The prospects of alternative living options for people with dementia who are under the age of 65 are not plentiful. Although there are assisted living communities offering memory support for prospective residents under the age of 65, the pay source is strictly private. I have been faced with situations where the prospective resident has been in their early 50s and had severe Alzheimer’s disease. Unfortunately, the family lacked the funding to pay privately at an assisted living community. I had no other option except to assist the family with placing the individual in a nursing home that would accept Medicaid.

As a senior living advisor, I must persuade my customer’s to accept options that are less than optimal because there is nothing else available. In the following Real Life Story, I had the long term solution to my prospect’s problem, but the individual is still contemplating other arrangements.

REAL LIFE STORY My client’s sibling is only 51 and has early onset dementia. The individual was living alone in an apartment quite far away from the rest of the family. The person had worked at the same job for many years until it was apparent that the symptoms caused poor job performance. The person was dismissed from the job. The person had a monthly income of less than $900. The person also had a 90 pound dog that needed to be cared for. Yet, the individual could perform all of the activities of daily living. A recent neuropsychological report stated the person was capable of holding down a job with repetitious tasks. However, her sister was worried about her care on a long term basis and safety issues.

I immediately referred the family to the one facility in the western suburbs of Chicago that could accommodate supportive living for individuals under the age of 65. However, a prospect needed to be receiving social security disability income and Medicaid in order to qualify for Admission and pay for their care. The price of a shared suite at this community would have been $2,999 a month if a resident paid privately. My prospect’s sibling had applied for both on her behalf. However, a further requirement was that a resident needed to have a physical disability in order to be admitted.

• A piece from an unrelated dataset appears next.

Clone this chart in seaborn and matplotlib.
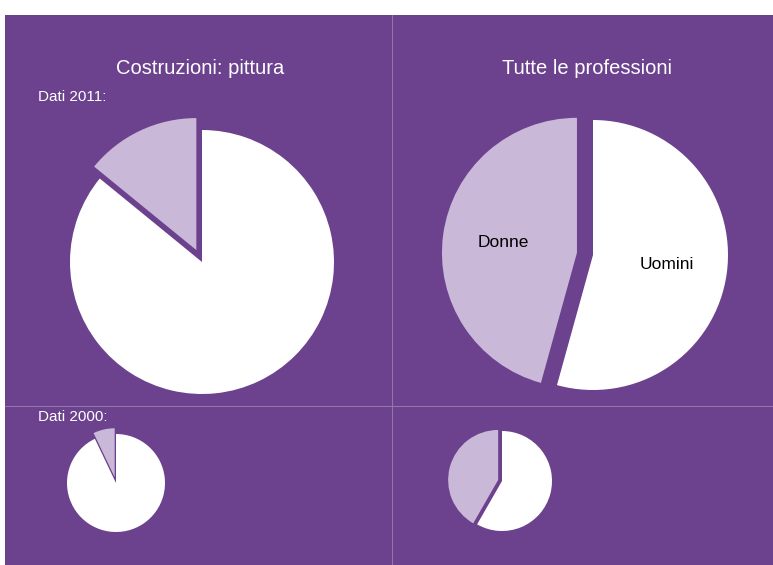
import matplotlib
matplotlib.use("Agg")
import matplotlib.pyplot as plt
import seaborn as sns

sns.set_style("white")
plt.rcParams["font.family"] = ["Liberation Sans", "DejaVu Sans"]

# data (percent), order: women, men
categories = ["Donne", "Uomini"]
pittura_2011 = [14.1, 85.9]
tutte_2011 = [45.7, 54.3]
pittura_2000 = [7.1, 92.9]
tutte_2000 = [41.7, 58.3]

purple = "#6c418d"
colors = ["#c9b8d7", "#ffffff"]

W, H = 773, 565
fig = plt.figure(figsize=(W / 100, H / 100), dpi=100)
fig.patch.set_facecolor("white")

# purple panel background with dividers
bg = fig.add_axes([5 / W, 0, (W - 5) / W, (H - 15) / H])
bg.set_facecolor(purple)
bg.set_xlim(5, W)
bg.set_ylim(H, 15)
bg.set_xticks([])
bg.set_yticks([])
for s in bg.spines.values():
    s.set_visible(False)
bg.axvline(392, color="#9479b0", lw=0.7)
bg.axhline(406, color="#9479b0", lw=0.7)

bg.text(200, 68, "Costruzioni: pittura", color="white", fontsize=14.5, ha="center", va="center")
bg.text(587, 68, "Tutte le professioni", color="white", fontsize=14.5, ha="center", va="center")
bg.text(38, 97, "Dati 2011:", color="white", fontsize=11, ha="left", va="center")
bg.text(38, 417, "Dati 2000:", color="white", fontsize=11, ha="left", va="center")


def pie_axes(cx, cy, r, lim=1.3):
    size = 2 * lim * r
    ax = fig.add_axes([(cx - lim * r) / W, (H - cy - lim * r) / H, size / W, size / H])
    ax.set_xlim(-lim, lim)
    ax.set_ylim(-lim, lim)
    ax.set_aspect("equal")
    ax.axis("off")
    return ax


def draw(ax, values, explode, labels=None):
    ax.pie(values, colors=colors, startangle=90, explode=[explode, 0],
           labels=labels, labeldistance=0.55,
           wedgeprops={"linewidth": 0},
           textprops={"fontsize": 12.5, "color": "black", "ha": "center"})
    ax.set_xlim(-1.3, 1.3)
    ax.set_ylim(-1.3, 1.3)


draw(pie_axes(202, 262, 132), pittura_2011, 0.1)
draw(pie_axes(593, 255, 135), tutte_2011, 0.12, labels=categories)
draw(pie_axes(116, 483, 49), pittura_2000, 0.12)
draw(pie_axes(502, 481, 50), tutte_2000, 0.08)

fig.savefig("out.png", dpi=100, facecolor=fig.get_facecolor())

The prospect indicated that the sibling was having trouble with walking. She had arranged to have her own private physician evaluate her sister. I instructed the prospect to have the Doctor note there were physical symptoms causing problems with this person’s gait, thus justifying admission to the community. My prospect said she was not going to, “make up symptoms” to justify the admission. I have to admit that I was a little puzzled with her reaction after she indicated her sister was having difficulty walking. I explained that her age and lack of funding would disqualify her for admission to a retirement community, many of which begin admissions at age 55. The only other suggestion that was viable included rental of an affordable apartment and hiring a caregiver to look in on her. The vote is still out.